Strains on the EU’s immigration deal with Turkey could reach breaking point over the next few months, paving the way for an intensification of the refugee crisis. President Erdogan, angry over the denial of EU visas to Turkish travellers, has the capacity to make life very difficult for Angela Merkel ahead of German elections next autumn. Meanwhile, the Turkish economy is losing momentum, inflation is soaring and the currency is sliding. Is Turkey the next black swan?
2016 was a turbulent year for the Turkish economy, ranked 18th largest in the world by the OECD. Turkey’s economic dynamism has been sapped by a failed coup and the arrest of those who supported it, a series of deadly terror attacks that have deterred tourists and the ongoing civil war with the Kurdish militants. The number of foreign arrivals in the country fell by more than 20 percent year-on-year, to 1.35m in November 2016, on the back of security fears. The value of the Turkish lira slumped further, the more so against a resurgent US Dollar (figure 1). The Turkish lira hit a fresh low following Istanbul’s nightclub terrorist attack, which crushed optimism that the new year would bring relief to a fragile and troubled economy.  

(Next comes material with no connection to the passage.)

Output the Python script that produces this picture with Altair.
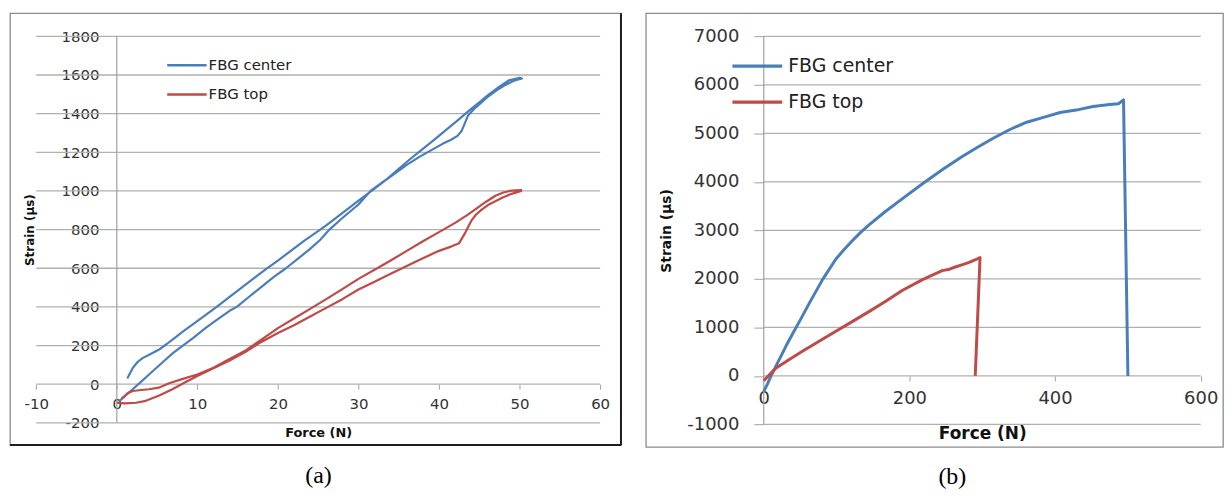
import altair as alt
import pandas as pd

# ---------------- data ----------------
SERIES = ["FBG center", "FBG top"]
COLORS = ["#4a7ebb", "#be4b48"]
X_TITLE = "Force (N)"
Y_TITLE = "Strain (µs)"
CAPTIONS = ["(a)", "(b)"]

A_X_TICKS = [-10, 0, 10, 20, 30, 40, 50, 60]
A_Y_TICKS = [-200, 0, 200, 400, 600, 800, 1000, 1200, 1400, 1600, 1800]
B_X_TICKS = [0, 200, 400, 600]
B_Y_TICKS = [-1000, 0, 1000, 2000, 3000, 4000, 5000, 6000, 7000]

# panel (a) FBG center: loading branch up, then unloading branch down
A_CENTER_FORCE = [0.3, 1.0, 2.0, 3.0, 4.0, 5.0, 6.0, 7.0, 8.2, 9.5, 11.0, 12.5, 14.0, 14.9, 16.5, 18.0,
                  19.5, 21.0, 22.5, 24.0, 25.2, 26.4, 28.0, 30.0, 31.5, 33.0, 34.5, 36.0, 37.5, 39.0,
                  40.5, 41.5, 42.3, 42.8, 43.2, 43.6, 44.5, 46.0, 47.2, 48.3, 49.3, 50.3,
                  50.0, 48.7, 47.5, 46.2, 45.0, 43.8, 42.5, 41.0, 39.5, 38.0, 36.5, 35.0, 33.5, 32.0,
                  30.5, 29.0, 27.5, 26.0, 24.9, 23.2, 21.6, 20.0, 18.6, 17.0, 15.5, 14.0, 12.4, 11.0,
                  9.6, 8.4, 7.2, 6.2, 5.2, 4.2, 3.2, 2.6, 2.0, 1.3]
A_CENTER_STRAIN = [-88, -62, -25, 12, 50, 88, 125, 162, 200, 240, 290, 335, 380, 400, 455, 505,
                   555, 600, 650, 700, 745, 800, 860, 930, 1000, 1045, 1090, 1135, 1175, 1210,
                   1245, 1265, 1285, 1310, 1350, 1390, 1430, 1485, 1522, 1550, 1570, 1582,
                   1586, 1573, 1540, 1500, 1458, 1418, 1372, 1320, 1268, 1218, 1168, 1115, 1060, 1012,
                   965, 918, 870, 822, 790, 740, 690, 640, 598, 548, 500, 452, 400, 358,
                   315, 278, 240, 208, 178, 156, 135, 116, 85, 30]

# panel (a) FBG top
A_TOP_FORCE = [0.0, 1.0, 2.4, 3.6, 5.2, 6.9, 8.5, 10.0, 12.0, 14.0, 16.0, 18.0, 20.0, 22.0, 24.0, 26.0,
               28.0, 30.0, 32.0, 34.0, 36.0, 38.0, 40.0, 41.5, 42.5, 43.3, 44.0, 44.6, 45.3, 46.2,
               47.9, 49.0, 50.2,
               50.2, 49.0, 48.0, 47.0, 45.8, 44.5, 43.5, 42.0, 40.0, 38.0, 36.0, 34.0, 32.0, 30.0,
               28.0, 26.0, 24.0, 22.0, 20.0, 18.0, 16.0, 14.0, 12.0, 10.0, 8.0, 6.5, 5.2, 4.0, 3.0,
               2.0, 1.4, 0.6]
A_TOP_STRAIN = [-95, -99, -96, -86, -60, -26, 10, 42, 82, 122, 168, 220, 265, 305, 350, 395,
                440, 490, 530, 572, 612, 652, 690, 712, 730, 787, 845, 878, 903, 930,
                966, 985, 1000,
                1005, 1002, 992, 975, 943, 905, 875, 835, 787, 740, 690, 640, 592, 545,
                492, 440, 390, 340, 290, 232, 175, 130, 85, 50, 25, 5, -18, -26, -30,
                -35, -45, -75]

# panel (b) FBG center
B_CENTER_FORCE = [0, 5, 10, 20, 30, 40, 50, 62.6, 80.9, 99.1, 110, 121.9, 133, 145, 167, 190, 218, 245,
                  272, 293, 315, 338, 361, 384, 407, 429, 452, 475, 487, 494, 500]
B_CENTER_STRAIN = [-320, -170, 0, 300, 600, 880, 1150, 1500, 1990, 2410, 2600, 2790, 2960, 3120, 3390,
                   3650, 3960, 4250, 4520, 4710, 4900, 5080, 5230, 5330, 5430, 5480, 5555, 5595, 5610,
                   5690, 0]

# panel (b) FBG top
B_TOP_FORCE = [0, 10, 17, 35, 53.6, 76, 99, 122, 145, 168, 190, 218, 245, 255, 262, 272, 282, 290,
               297, 290.4]
B_TOP_STRAIN = [-100, 60, 165, 340, 512, 715, 922, 1125, 1331, 1545, 1760, 1985, 2170, 2200, 2240,
                2290, 2340, 2390, 2440, 0]

# ---------------- styling / layout ----------------
FONT = "DejaVu Sans"
GRID = "#b0b0b0"
AXLINE = "#a0a0a0"
LABEL = "#333333"


def px(v, dom, size):
    return (v - dom[0]) / (dom[1] - dom[0]) * size


def panel(cfg):
    W, H = cfg["W"], cfg["H"]
    xdom, ydom = cfg["xdom"], cfg["ydom"]
    xt, yt = cfg["xticks"], cfg["yticks"]
    x0 = px(0, xdom, W)                 # pixel of force = 0
    y0 = H - px(0, ydom, H)             # pixel of strain = 0
    plot_cx = (px(xt[0], xdom, W) + px(xt[-1], xdom, W)) / 2
    plot_cy = H - (px(yt[0], ydom, H) + px(yt[-1], ydom, H)) / 2

    xaxis = alt.Axis(
        values=xt, labelExpr="'' + datum.value", grid=False, domain=False,
        ticks=True, tickSize=cfg["xtick"], tickColor=AXLINE, tickWidth=1,
        labelPadding=cfg["xpad"], labelFont=FONT, labelFontSize=cfg["lfs"], labelColor=LABEL,
        labelFlush=False, labelOverlap=False, offset=-(H - y0),
        title=X_TITLE, titleFont=FONT, titleFontSize=cfg["xtfs"], titleFontWeight="bold",
        titleColor="#111111", titleX=plot_cx, titleY=cfg["xtitle_dy"],
        titleAlign="center", titleBaseline="middle", titleAngle=0,
    )
    yaxis = alt.Axis(
        values=yt, labelExpr="'' + datum.value", grid=False, domain=False,
        ticks=cfg["ytick"] > 0, tickSize=max(cfg["ytick"], 1), tickColor=GRID, tickWidth=1.2,
        labelPadding=cfg["ypad"], labelFont=FONT, labelFontSize=cfg["lfs"], labelColor=LABEL,
        labelFlush=False, labelOverlap=False, offset=-x0,
        title=Y_TITLE, titleFont=FONT, titleFontSize=cfg["ytfs"], titleFontWeight="bold",
        titleColor="#111111", titleX=cfg["ytitle_x"] - x0, titleY=plot_cy,
        titleAlign="center", titleBaseline="middle", titleAngle=270,
    )
    xs = alt.Scale(domain=xdom, nice=False, zero=False)
    ys = alt.Scale(domain=ydom, nice=False, zero=False)

    def X(f):
        return alt.X(f, type="quantitative", scale=xs, axis=xaxis)

    def Y(f):
        return alt.Y(f, type="quantitative", scale=ys, axis=yaxis)

    grid_df = pd.DataFrame({"gy": yt, "gx0": [xt[0]] * len(yt), "gx1": [xt[-1]] * len(yt)})
    grid = alt.Chart(grid_df).mark_rule(color=GRID, strokeWidth=1.3).encode(
        x=X("gx0"), x2="gx1", y=Y("gy"))

    vline_df = pd.DataFrame({"vx": [0], "vy0": [yt[0]], "vy1": [yt[-1]]})
    vline = alt.Chart(vline_df).mark_rule(color=AXLINE, strokeWidth=1.2).encode(
        x=X("vx"), y=Y("vy0"), y2="vy1")

    rows = []
    for name, fs, ss in cfg["series"]:
        for i, (f, s) in enumerate(zip(fs, ss)):
            rows.append({"series": name, "idx": i, "force": f, "strain": s})
    line_df = pd.DataFrame(rows)
    lines = alt.Chart(line_df).mark_line(strokeWidth=cfg["lw"], strokeJoin="round").encode(
        x=X("force"), y=Y("strain"),
        color=alt.Color("series:N", scale=alt.Scale(domain=SERIES, range=COLORS), legend=None),
        order=alt.Order("idx:Q"),
    )

    layers = [grid, vline, lines]
    lx0, lx1, ltx = cfg["leg_x"]
    for name, col, ly in zip(SERIES, COLORS, cfg["leg_y"]):
        ldf = pd.DataFrame({"series": [name]})
        layers.append(alt.Chart(ldf).mark_rule(color=col, strokeWidth=cfg["lw"] + 0.3).encode(
            x=alt.value(lx0), x2=alt.value(lx1), y=alt.value(ly)))
        layers.append(alt.Chart(ldf).mark_text(
            align="left", baseline="middle", font=FONT, fontSize=cfg["legfs"], color="#222222"
        ).encode(x=alt.value(ltx), y=alt.value(ly), text="series:N"))

    if cfg["shadow"]:
        sdf = pd.DataFrame({"series": [SERIES[0]]})
        layers.append(alt.Chart(sdf).mark_rule(color="#1e1e1e", strokeWidth=2).encode(
            x=alt.value(W), y=alt.value(0), y2=alt.value(H)))
        layers.append(alt.Chart(sdf).mark_rule(color="#1e1e1e", strokeWidth=2).encode(
            x=alt.value(0), x2=alt.value(W), y=alt.value(H)))

    return alt.layer(*layers).properties(
        width=W, height=H,
        title=alt.TitleParams(cfg["caption"], orient="bottom", anchor="middle",
                              font="Liberation Serif", fontSize=24, fontWeight="normal",
                              color="#000000", offset=18, dx=cfg["cap_dx"]),
    )


cfg_a = dict(W=614, H=434, xdom=[-13.26, 62.59], ydom=[-314.8, 1920.0],
             xticks=A_X_TICKS, yticks=A_Y_TICKS, xtick=5, ytick=0, xpad=7, ypad=18,
             lfs=15, xtfs=13, ytfs=12, xtitle_dy=49, ytitle_x=20,
             series=[(SERIES[0], A_CENTER_FORCE, A_CENTER_STRAIN), (SERIES[1], A_TOP_FORCE, A_TOP_STRAIN)],
             lw=2.2, leg_x=(158, 197.6, 199.6), leg_y=[52.3, 81.7], legfs=15,
             caption=CAPTIONS[0], cap_dx=3, shadow=True)
cfg_b = dict(W=580, H=436, xdom=[-161.9, 630.6], ydom=[-1465.6, 7478.0],
             xticks=B_X_TICKS, yticks=B_Y_TICKS, xtick=5, ytick=10, xpad=9, ypad=15,
             lfs=18, xtfs=17, ytfs=14, xtitle_dy=58, ytitle_x=21,
             series=[(SERIES[0], B_CENTER_FORCE, B_CENTER_STRAIN), (SERIES[1], B_TOP_FORCE, B_TOP_STRAIN)],
             lw=3, leg_x=(87, 137, 143), leg_y=[53.3, 89.3], legfs=19,
             caption=CAPTIONS[1], cap_dx=18, shadow=False)

chart = alt.hconcat(panel(cfg_a), panel(cfg_b), spacing=22).properties(
    padding={"left": 0, "top": 2, "right": 0, "bottom": 0},
    background="white",
).configure_view(stroke="#8c8c8c", strokeWidth=1.3)

chart.save("out.html", embed_options={"renderer": "svg", "actions": False})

Inflation, which surged to a rate of 8.5 percent at the end of last year, has also played a significant role in undermining consumer confidence and accelerating capital outflows. The rising price level put pressure on the Turkish central bank to raise interest rates in November 2016, marking the first hike in two years. The next meeting, expected later this month, will determine the future direction of monetary policy but I remain sceptical that rates will go up given the high risk of future insolvencies, the disappointing impact of the last rate hike and the President’s powerful wishes for a rate decrease instead.
Given that President Erdogan’s ambition is to implement a constitutional reform that will grant him an executive presidency and substantially increase his powers – a move that is highly opposed by the Kurdish People’s Democratic Party – the independence of any domestic institution is in doubt.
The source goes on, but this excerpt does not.